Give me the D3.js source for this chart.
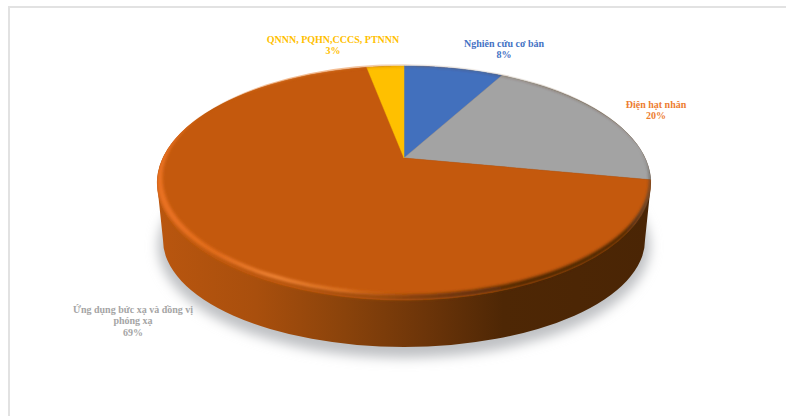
<!DOCTYPE html>
<html lang="vi">
<head>
<meta charset="utf-8">
<script src="https://cdn.jsdelivr.net/npm/d3@7/dist/d3.min.js"></script>
<style>
html,body{margin:0;padding:0;background:#fff;}
svg{display:block;}
text{font-family:"Liberation Serif",serif;font-weight:700;font-size:10px;text-anchor:middle;}
</style>
</head>
<body>
<svg id="chart" width="786" height="416"></svg>
<script>
// Slices, clockwise from twelve o'clock
const categories = ["Nghiên cứu cơ bản", "Điện hạt nhân", "Ứng dụng bức xạ và đồng vị phóng xạ", "QNNN, PQHN,CCCS, PTNNN"];
const shares = [8, 20, 69, 3];
const sliceColors = ["#4270bd", "#a3a3a3", "#c4590d", "#ffc000"];
const labelColors = ["#4472c4", "#ed7d31", "#a5a5a5", "#ffc000"];
const labelLines = [["Nghiên cứu cơ bản"], ["Điện hạt nhân"], ["Ứng dụng bức xạ và đồng vị", "phóng xạ"], ["QNNN, PQHN,CCCS, PTNNN"]];

const width = 786, height = 416;
const svg = d3.select("#chart");
const defs = svg.append("defs");

// Perspective tilt of the disc: far side shrinks, near side grows
const tilt = 0.2137;
const x = d3.scaleLinear().domain([-1, 1]).range([404 - 241, 404 + 241]);
const y = d3.scaleLinear().domain([-1, 1]).range([158 - 111.7, 158 + 111.7]);
const project = (angle, r = 1) => {
  const u = r * Math.sin(angle), v = -r * Math.cos(angle), w = 1 - tilt * v;
  return [x(u / w), y(v / w)];
};

// Outline of the projected disc as a closed ellipse
const ellipsePath = (cx, cy, rx, ry) =>
  `M${cx - rx},${cy}A${rx},${ry} 0 1 0 ${cx + rx},${cy}A${rx},${ry} 0 1 0 ${cx - rx},${cy}Z`;
const face = { cx: 404, cy: 183, rx: 247, ry: 117 };
const foot = { cx: 404, cy: 240, rx: 241, ry: 107 };

const blur = (id, sd) => defs.append("filter").attr("id", id)
  .attr("x", "-20%").attr("y", "-20%").attr("width", "140%").attr("height", "140%")
  .append("feGaussianBlur").attr("stdDeviation", sd);
blur("soft-shadow", 6);
blur("soft-rim", 1.8);
blur("soft-stripe", 1.5);

const hGradient = (id, stops) => {
  const g = defs.append("linearGradient").attr("id", id)
    .attr("gradientUnits", "userSpaceOnUse")
    .attr("x1", 157).attr("x2", 651).attr("y1", 0).attr("y2", 0);
  stops.forEach(([o, c, a]) => g.append("stop").attr("offset", o).attr("stop-color", c).attr("stop-opacity", a ?? 1));
};
hGradient("wall-fill", [[0, "#b9560f"], [0.2, "#a94f0d"], [0.38, "#8a430b"], [0.54, "#6d3509"], [0.7, "#4e2705"], [1, "#4a2505"]]);
hGradient("rim-fill", [[0, "#c05a10"], [0.25, "#b9560f"], [0.45, "#9a4a0d"], [0.6, "#6d3509"], [0.75, "#4e2705"], [0.95, "#4a2505"], [1, "#45403c"]]);
hGradient("stripe-fill", [[0, "#ea7222", 1], [0.12, "#e8701f", 0.9], [0.24, "#f58a3c", 1], [0.38, "#f0822f", 0.8], [0.52, "#d26312", 0], [1, "#d26312", 0]]);

// Soft shadow under the disc
svg.append("ellipse")
  .attr("cx", foot.cx).attr("cy", foot.cy + 6).attr("rx", foot.rx + 5).attr("ry", foot.ry + 5)
  .attr("fill", "#bfc1c4").attr("filter", "url(#soft-shadow)");

// Page frame: top and left hairlines
svg.append("rect").attr("x", 8).attr("y", 6).attr("width", width - 8).attr("height", 2).attr("fill", "#e2e2e2");
svg.append("rect").attr("x", 8).attr("y", 6).attr("width", 2).attr("height", height - 6).attr("fill", "#e2e2e2");

// Side wall
svg.append("path")
  .attr("d", `M${face.cx - face.rx},${face.cy}L${foot.cx - foot.rx},${foot.cy}` +
    `A${foot.rx},${foot.ry} 0 0 0 ${foot.cx + foot.rx},${foot.cy}L${face.cx + face.rx},${face.cy}` +
    `A${face.rx},${face.ry} 0 0 0 ${face.cx - face.rx},${face.cy}Z`)
  .attr("fill", "url(#wall-fill)");

// Flat top face, one wedge per category
const pie = d3.pie().value(d => d).sort(null);
const arcs = pie(shares);
const line = d3.line();
const wedge = a => {
  const steps = d3.range(0, 61).map(i => a.startAngle + (a.endAngle - a.startAngle) * i / 60);
  return line([project(0, 0), ...steps.map(t => project(t))]) + "Z";
};
svg.append("clipPath").attr("id", "rim-clip").append("path")
  .attr("d", ellipsePath(face.cx, face.cy + 1, face.rx, face.ry + 3));
svg.append("g").selectAll("path").data(arcs).join("path")
  .attr("d", wedge)
  .attr("fill", (d, i) => sliceColors[i])
  .attr("stroke", (d, i) => sliceColors[i])
  .attr("stroke-width", 0.5);

// Bevel crescents round the near edge of the top face
const crescent = (inset, lift) =>
  ellipsePath(face.cx, face.cy, face.rx, face.ry) + ellipsePath(face.cx, face.cy - lift, face.rx - inset, face.ry - lift + 0.5);
const rim = svg.append("g").attr("clip-path", "url(#rim-clip)");
rim.append("path").attr("d", crescent(1.5, 3)).attr("fill-rule", "evenodd")
  .attr("fill", "url(#rim-fill)").attr("filter", "url(#soft-rim)");
rim.append("path").attr("d", ellipsePath(face.cx, face.cy - 2.5, face.rx, face.ry - 2) + ellipsePath(face.cx, face.cy - 5, face.rx - 5.5, face.ry - 2))
  .attr("fill-rule", "evenodd").attr("fill", "url(#stripe-fill)").attr("filter", "url(#soft-stripe)");

// Data labels: name lines followed by the percentage
const labelAnchors = [[504, 43], [656, 104], [133, 309], [333, 39]];
const lineStep = 11.5;
const labels = svg.append("g").selectAll("text").data(categories).join("text")
  .attr("fill", (d, i) => labelColors[i])
  .attr("transform", (d, i) => `translate(${labelAnchors[i][0]},${labelAnchors[i][1] + 3.5})`);
labels.each(function (d, i) {
  const t = d3.select(this);
  [...labelLines[i], `${shares[i]}%`].forEach((s, j) => {
    t.append("tspan").attr("x", 0).attr("y", j * lineStep).text(s);
  });
});
</script>
</body>
</html>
◇ ◇ ◇ ◇ ◇
*What you need to do*
Quote the listing above in full, except for the pictures.

*Output of the task*
Give me the D3.js source for this chart.
<!DOCTYPE html>
<html lang="vi">
<head>
<meta charset="utf-8">
<script src="https://cdn.jsdelivr.net/npm/d3@7/dist/d3.min.js"></script>
<style>
html,body{margin:0;padding:0;background:#fff;}
svg{display:block;}
text{font-family:"Liberation Serif",serif;font-weight:700;font-size:10px;text-anchor:middle;}
</style>
</head>
<body>
<svg id="chart" width="786" height="416"></svg>
<script>
// Slices, clockwise from twelve o'clock
const categories = ["Nghiên cứu cơ bản", "Điện hạt nhân", "Ứng dụng bức xạ và đồng vị phóng xạ", "QNNN, PQHN,CCCS, PTNNN"];
const shares = [8, 20, 69, 3];
const sliceColors = ["#4270bd", "#a3a3a3", "#c4590d", "#ffc000"];
const labelColors = ["#4472c4", "#ed7d31", "#a5a5a5", "#ffc000"];
const labelLines = [["Nghiên cứu cơ bản"], ["Điện hạt nhân"], ["Ứng dụng bức xạ và đồng vị", "phóng xạ"], ["QNNN, PQHN,CCCS, PTNNN"]];

const width = 786, height = 416;
const svg = d3.select("#chart");
const defs = svg.append("defs");

// Perspective tilt of the disc: far side shrinks, near side grows
const tilt = 0.2137;
const x = d3.scaleLinear().domain([-1, 1]).range([404 - 241, 404 + 241]);
const y = d3.scaleLinear().domain([-1, 1]).range([158 - 111.7, 158 + 111.7]);
const project = (angle, r = 1) => {
  const u = r * Math.sin(angle), v = -r * Math.cos(angle), w = 1 - tilt * v;
  return [x(u / w), y(v / w)];
};

// Outline of the projected disc as a closed ellipse
const ellipsePath = (cx, cy, rx, ry) =>
  `M${cx - rx},${cy}A${rx},${ry} 0 1 0 ${cx + rx},${cy}A${rx},${ry} 0 1 0 ${cx - rx},${cy}Z`;
const face = { cx: 404, cy: 183, rx: 247, ry: 117 };
const foot = { cx: 404, cy: 240, rx: 241, ry: 107 };

const blur = (id, sd) => defs.append("filter").attr("id", id)
  .attr("x", "-20%").attr("y", "-20%").attr("width", "140%").attr("height", "140%")
  .append("feGaussianBlur").attr("stdDeviation", sd);
blur("soft-shadow", 6);
blur("soft-rim", 1.8);
blur("soft-stripe", 1.5);

const hGradient = (id, stops) => {
  const g = defs.append("linearGradient").attr("id", id)
    .attr("gradientUnits", "userSpaceOnUse")
    .attr("x1", 157).attr("x2", 651).attr("y1", 0).attr("y2", 0);
  stops.forEach(([o, c, a]) => g.append("stop").attr("offset", o).attr("stop-color", c).attr("stop-opacity", a ?? 1));
};
hGradient("wall-fill", [[0, "#b9560f"], [0.2, "#a94f0d"], [0.38, "#8a430b"], [0.54, "#6d3509"], [0.7, "#4e2705"], [1, "#4a2505"]]);
hGradient("rim-fill", [[0, "#c05a10"], [0.25, "#b9560f"], [0.45, "#9a4a0d"], [0.6, "#6d3509"], [0.75, "#4e2705"], [0.95, "#4a2505"], [1, "#45403c"]]);
hGradient("stripe-fill", [[0, "#ea7222", 1], [0.12, "#e8701f", 0.9], [0.24, "#f58a3c", 1], [0.38, "#f0822f", 0.8], [0.52, "#d26312", 0], [1, "#d26312", 0]]);

// Soft shadow under the disc
svg.append("ellipse")
  .attr("cx", foot.cx).attr("cy", foot.cy + 6).attr("rx", foot.rx + 5).attr("ry", foot.ry + 5)
  .attr("fill", "#bfc1c4").attr("filter", "url(#soft-shadow)");

// Page frame: top and left hairlines
svg.append("rect").attr("x", 8).attr("y", 6).attr("width", width - 8).attr("height", 2).attr("fill", "#e2e2e2");
svg.append("rect").attr("x", 8).attr("y", 6).attr("width", 2).attr("height", height - 6).attr("fill", "#e2e2e2");

// Side wall
svg.append("path")
  .attr("d", `M${face.cx - face.rx},${face.cy}L${foot.cx - foot.rx},${foot.cy}` +
    `A${foot.rx},${foot.ry} 0 0 0 ${foot.cx + foot.rx},${foot.cy}L${face.cx + face.rx},${face.cy}` +
    `A${face.rx},${face.ry} 0 0 0 ${face.cx - face.rx},${face.cy}Z`)
  .attr("fill", "url(#wall-fill)");

// Flat top face, one wedge per category
const pie = d3.pie().value(d => d).sort(null);
const arcs = pie(shares);
const line = d3.line();
const wedge = a => {
  const steps = d3.range(0, 61).map(i => a.startAngle + (a.endAngle - a.startAngle) * i / 60);
  return line([project(0, 0), ...steps.map(t => project(t))]) + "Z";
};
svg.append("clipPath").attr("id", "rim-clip").append("path")
  .attr("d", ellipsePath(face.cx, face.cy + 1, face.rx, face.ry + 3));
svg.append("g").selectAll("path").data(arcs).join("path")
  .attr("d", wedge)
  .attr("fill", (d, i) => sliceColors[i])
  .attr("stroke", (d, i) => sliceColors[i])
  .attr("stroke-width", 0.5);

// Bevel crescents round the near edge of the top face
const crescent = (inset, lift) =>
  ellipsePath(face.cx, face.cy, face.rx, face.ry) + ellipsePath(face.cx, face.cy - lift, face.rx - inset, face.ry - lift + 0.5);
const rim = svg.append("g").attr("clip-path", "url(#rim-clip)");
rim.append("path").attr("d", crescent(1.5, 3)).attr("fill-rule", "evenodd")
  .attr("fill", "url(#rim-fill)").attr("filter", "url(#soft-rim)");
rim.append("path").attr("d", ellipsePath(face.cx, face.cy - 2.5, face.rx, face.ry - 2) + ellipsePath(face.cx, face.cy - 5, face.rx - 5.5, face.ry - 2))
  .attr("fill-rule", "evenodd").attr("fill", "url(#stripe-fill)").attr("filter", "url(#soft-stripe)");

// Data labels: name lines followed by the percentage
const labelAnchors = [[504, 43], [656, 104], [133, 309], [333, 39]];
const lineStep = 11.5;
const labels = svg.append("g").selectAll("text").data(categories).join("text")
  .attr("fill", (d, i) => labelColors[i])
  .attr("transform", (d, i) => `translate(${labelAnchors[i][0]},${labelAnchors[i][1] + 3.5})`);
labels.each(function (d, i) {
  const t = d3.select(this);
  [...labelLines[i], `${shares[i]}%`].forEach((s, j) => {
    t.append("tspan").attr("x", 0).attr("y", j * lineStep).text(s);
  });
});
</script>
</body>
</html>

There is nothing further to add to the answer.